Review: Lorenzo Balloni – 創生の最果て

CoverI tend to think of these sorts of compositions as being painstakingly put together. After all, it’s not by accident that field recordings are threaded together so seamlessly, with bustling streets evaporating into open beaches which, in turn, melt in heavy downpours in forests, the colours emboldened – gently, unintrusively – by faint traces of vaporous electronics. Yet Balloni manages to generate a certain spontaneity to the way the terrain transforms and cross-fades, seemingly at the behest of wayward trails of thought. He wanders between recordings as though in blind pursuit of tangents of memory, allowing sounds to trigger the recollection of others, faithfully traversing undulations in mood and U-turns in chronology.

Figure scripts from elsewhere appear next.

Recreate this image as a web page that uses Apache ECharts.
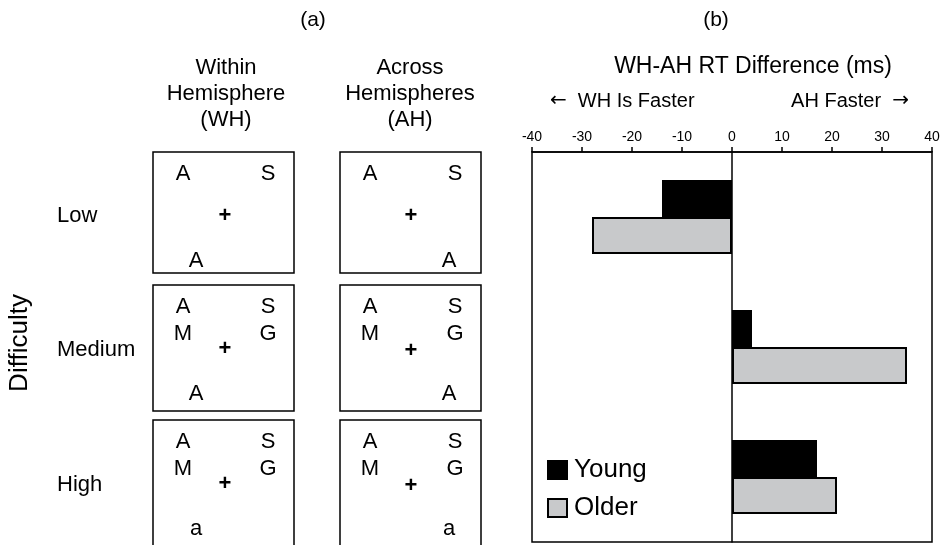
<!DOCTYPE html>
<html>
<head>
<meta charset="utf-8">
<script src="https://cdn.jsdelivr.net/npm/echarts@6/dist/echarts.min.js"></script>
<style>
  html, body { margin: 0; padding: 0; background: #fff; }
  #chart { width: 949px; height: 545px; }
</style>
</head>
<body>
<div id="chart"></div>
<script>
// Difficulty levels (rows) and WH-AH reaction-time differences in ms
const categories = ['Low', 'Medium', 'High'];
const youngDiff = [-14, 4, 17];
const olderDiff = [-28, 35, 21];
const seriesNames = ['Young', 'Older'];
const xMin = -40, xMax = 40, xStep = 10;

// Stimulus displays shown for each difficulty level
const headerWH = ['Within', 'Hemisphere', '(WH)'];
const headerAH = ['Across', 'Hemispheres', '(AH)'];
const topRow = [['A', 'S'], ['A', 'S'], ['A', 'S']];
const secondRow = [null, ['M', 'G'], ['M', 'G']];
const probe = ['A', 'A', 'a'];

const FONT = '"Liberation Sans", Arial, Helvetica, sans-serif';
const f = (size, weight) => (weight ? weight + ' ' : '') + size + 'px ' + FONT;

// Layout of the stimulus panel
const boxWH = { x: 153, w: 141 };
const boxAH = { x: 340, w: 141 };
const boxTops = [152, 285, 420];
const boxHeights = [121, 126, 140];

function txt(text, x, y, size, extra) {
  return {
    type: 'text',
    style: Object.assign({
      text: text, x: x, y: y, font: f(size),
      fill: '#000', textAlign: 'center', textVerticalAlign: 'middle'
    }, extra || {})
  };
}

const graphics = [];
// panel labels
graphics.push(txt('(a)', 313, 20, 21));
graphics.push(txt('(b)', 716, 20, 21));
// column headers
headerWH.forEach((s, i) => graphics.push(txt(s, 226, 68 + i * 26, 22)));
headerAH.forEach((s, i) => graphics.push(txt(s, 410, 68 + i * 26, 22)));
// row labels
const rowLabelY = [216, 350, 485];
categories.forEach((c, i) => graphics.push(txt(c, 57, rowLabelY[i], 22, { textAlign: 'left' })));
graphics.push({
  type: 'text', x: 20, y: 343, rotation: Math.PI / 2,
  style: { text: 'Difficulty', x: 0, y: 0, font: f(26), fill: '#000',
           textAlign: 'center', textVerticalAlign: 'middle' }
});

// stimulus boxes
[boxWH, boxAH].forEach((box, col) => {
  const leftX = box.x + 30;
  const rightX = box.x + 115;
  const plusX = box.x + (col === 0 ? 72 : 71);
  const probeX = col === 0 ? box.x + 43 : box.x + 109;
  categories.forEach((c, i) => {
    const top = boxTops[i];
    graphics.push({
      type: 'rect',
      shape: { x: box.x, y: top, width: box.w, height: boxHeights[i] },
      style: { fill: 'none', stroke: '#000', lineWidth: 1.5 }
    });
    graphics.push(txt(topRow[i][0], leftX, top + 22, 22));
    graphics.push(txt(topRow[i][1], rightX, top + 22, 22));
    if (secondRow[i]) {
      graphics.push(txt(secondRow[i][0], leftX, top + 49, 22));
      graphics.push(txt(secondRow[i][1], rightX, top + 49, 22));
    }
    const plusDy = secondRow[i] ? 64 + (col === 1 ? 2 : 0) : 64;
    graphics.push(txt('+', plusX, top + plusDy, 22, { font: f(22, 'bold') }));
    graphics.push(txt(probe[i], probeX, top + 109, 22));
  });
});

// panel (b) headings
graphics.push(txt('WH-AH RT Difference (ms)', 753, 67, 23));
graphics.push({
  type: 'text',
  style: {
    text: '{arr|\u2190}  WH Is Faster', x: 550, y: 101, font: f(20), fill: '#000',
    textAlign: 'left', textVerticalAlign: 'middle',
    rich: { arr: { fontFamily: '"DejaVu Sans", sans-serif', fontSize: 20, fill: '#000' } }
  }
});
graphics.push({
  type: 'text',
  style: {
    text: 'AH Faster  {arr|\u2192}', x: 909, y: 101, font: f(20), fill: '#000',
    textAlign: 'right', textVerticalAlign: 'middle',
    rich: { arr: { fontFamily: '"DejaVu Sans", sans-serif', fontSize: 20, fill: '#000' } }
  }
});

const chart = echarts.init(document.getElementById('chart'), null, { renderer: 'canvas' });
chart.setOption({
  animation: false,
  backgroundColor: '#fff',
  grid: {
    left: 532, right: 17, top: 152, bottom: 3,
    show: true, borderColor: '#000', borderWidth: 1.5, backgroundColor: 'transparent'
  },
  xAxis: {
    type: 'value', position: 'top', min: xMin, max: xMax, interval: xStep,
    axisLine: { show: true, lineStyle: { color: '#000', width: 1.5 } },
    axisTick: { show: true, length: 5, lineStyle: { color: '#000', width: 1.5 } },
    axisLabel: { color: '#000', fontSize: 14, fontFamily: FONT, margin: 8 },
    splitLine: { show: false }
  },
  yAxis: {
    type: 'category', data: categories, inverse: true,
    axisLine: { show: true, onZero: true, lineStyle: { color: '#000', width: 1.5 } },
    axisTick: { show: false },
    axisLabel: { show: false },
    splitLine: { show: false }
  },
  legend: {
    orient: 'vertical', left: 542, top: 452,
    icon: 'rect', itemWidth: 19, itemHeight: 18, itemGap: 12,
    data: seriesNames,
    textStyle: { color: '#000', fontSize: 26, fontFamily: FONT, padding: [0, 0, 0, 2] }
  },
  series: [
    {
      name: seriesNames[0], type: 'bar', data: youngDiff, barWidth: 37, barGap: '0%',
      itemStyle: { color: '#000', borderColor: '#000', borderWidth: 1.5 }
    },
    {
      name: seriesNames[1], type: 'bar', data: olderDiff, barWidth: 37, barGap: '0%',
      itemStyle: { color: '#c8c9cb', borderColor: '#000', borderWidth: 2 }
    }
  ],
  graphic: graphics
});
</script>
</body>
</html>
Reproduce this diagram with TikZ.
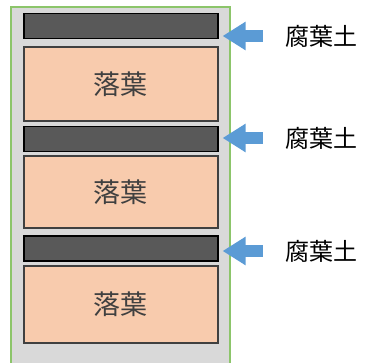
\documentclass[tikz,border=0pt]{standalone}
\usepackage{fontspec}
\newfontfamily\jpfont{Noto Sans CJK JP}
\usetikzlibrary{arrows.meta}
\definecolor{leafpeach}{HTML}{F8CBAD}
\definecolor{humusgray}{HTML}{595959}
\definecolor{framegreen}{HTML}{8CC56A}
\definecolor{panelgray}{HTML}{D9D9D9}
\definecolor{arrowblue}{HTML}{5B9BD5}

\tikzset{
  humus/.style={draw=black, line width=1.2pt, fill=humusgray,
    minimum width=194pt, minimum height=25pt, inner sep=0pt},
  leaves/.style={draw=black!75, line width=1.2pt, fill=leafpeach,
    minimum width=194pt, inner sep=0pt, text=black!75,
    font=\jpfont\fontsize{27}{27}\selectfont},
  humuslabel/.style={anchor=west, inner sep=0pt,
    font=\jpfont\fontsize{24}{24}\selectfont},
  feedarrow/.style={arrowblue, line width=12pt,
    -{Triangle[width=27pt,length=23pt]}},
}

\begin{document}
\begin{tikzpicture}[x=1pt,y=-1pt]
\useasboundingbox (0,0) rectangle (368,363);

% container
\fill[panelgray] (11,7) rectangle (230,363);
\draw[framegreen, line width=1.2pt] (11,363) -- (11,7) -- (230,7) -- (230,363);

% layers
\node[humus] (humus1) at (121,26) {};
\node[leaves, minimum height=74pt] (leaves1) at (121,84) {落葉};
\node[humus] (humus2) at (121,139) {};
\node[leaves, minimum height=72pt] (leaves2) at (121,192) {落葉};
\node[humus] (humus3) at (121,248.5) {};
\node[leaves, minimum height=77pt] (leaves3) at (121,304.5) {落葉};

% labels
\node[humuslabel] (label1) at (285,36) {腐葉土};
\node[humuslabel] (label2) at (285,138) {腐葉土};
\node[humuslabel] (label3) at (285,251) {腐葉土};

% arrows
\draw[feedarrow] ([xshift=-22pt]label1.west) -- ([xshift=4pt]label1.west -| humus1.east);
\draw[feedarrow] ([xshift=-22pt]label2.west) -- ([xshift=4pt]label2.west -| humus2.east);
\draw[feedarrow] ([xshift=-22pt]label3.west) -- ([xshift=4pt]label3.west -| humus3.east);
\end{tikzpicture}
\end{document}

For the most part, there’s a daydreamer’s hue to the composition’s images and overall flow. Some soundscapes emerge in blurry fidelity, laxly remembered in half-sleep, as reverberant whistles conjure both the jeers of owls and the distant wail of machinery in friction. Traces of musicality swell into pools of drone and then drain away, held loosely in cupped hands and permitted to spill out between the fingers. Given that the record combines recordings made both in Tokyo and in the countryside by Balloni’s studio in Teramo, Italy, it’s remarkable that I’m never jolted to attention by the sudden overturn in landscape, oblivious to how the rainfall hardens into the sounds of wheels on tarmac, mistaking the chirp of city conversation for the babble of birdsong. Strangely, this ambiguous presentation of soundscape only spurs me to listen with greater intensity, my focus heightened by the booms and rustles that bleed across both urban and rural terrain.